How did VLM get object id from the pixel observation?

stevenyangyj / Emma-Alfworld

Official code for the paper: Embodied Multi-Modal Agent trained by an LLM from a Parallel TextWorld

33 stars 0 forks source link

How did VLM get object id from the pixel observation? #2

Closed ShengranHu closed 3 months ago

ShengranHu commented 3 months ago

Hello. It's a nice paper and thank you for releasing the model code.

I have a question about your environment setting. From your paper and your sft data, the inputs of the VLM for each step only includes task description and the pixel observation, and the action space for the VLM agent is something like "pick up pan 2". However, I am confused about how can VLM know the object IDs from the pixel observation (e.g. why does it know the pan in the pixel observation is pan 2?) Or does the VLM agent also get observation in the text?

Thank you in advance.

stevenyangyj commented 3 months ago

Thanks so much for your interest! VLM has no information about the object id but LLM has. Hence, by imitation learning, VLM will learn to manipulate the correct objects. I hope this can address your question.

ShengranHu commented 3 months ago

Thanks for your answer.

I think I now understand how it works, but it is still somewhat counter-intuitive to me. For held-out tasks (e.g. seen/unseen valid/test set), the VLM can not get any info about the object ID, and the object ID it learned from training will not help. I am surprised that it can still predict the correct object ID in this scenario (I think that's even theoretically impossible).

Would you consider releasing the evaluation code for your model in ALFworld sometime? Thanks.

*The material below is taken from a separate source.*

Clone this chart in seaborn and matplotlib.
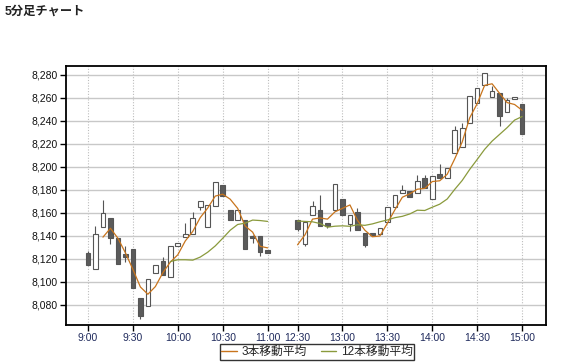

stevenyangyj commented 3 months ago

I understand your concern. We actually do imitation learning on the 134 unseen tasks (unseen on the SFT stage), which is exactly consistent with other baselines such as vision-only or language-only agents. Moreover, this is consistent with the common evaluation methodology in imitation or reinforcement learning (i.e., training and evaluation within the same environment). How to get accurate object ID from only visual input is still an open problem, and the methods from the field of scene graph construction may help. We will continue to explore this direction. Thanks so much for your insightful comments

And yes, I will release the evaluation code.

ShengranHu commented 3 months ago

Thank you very much for your answer!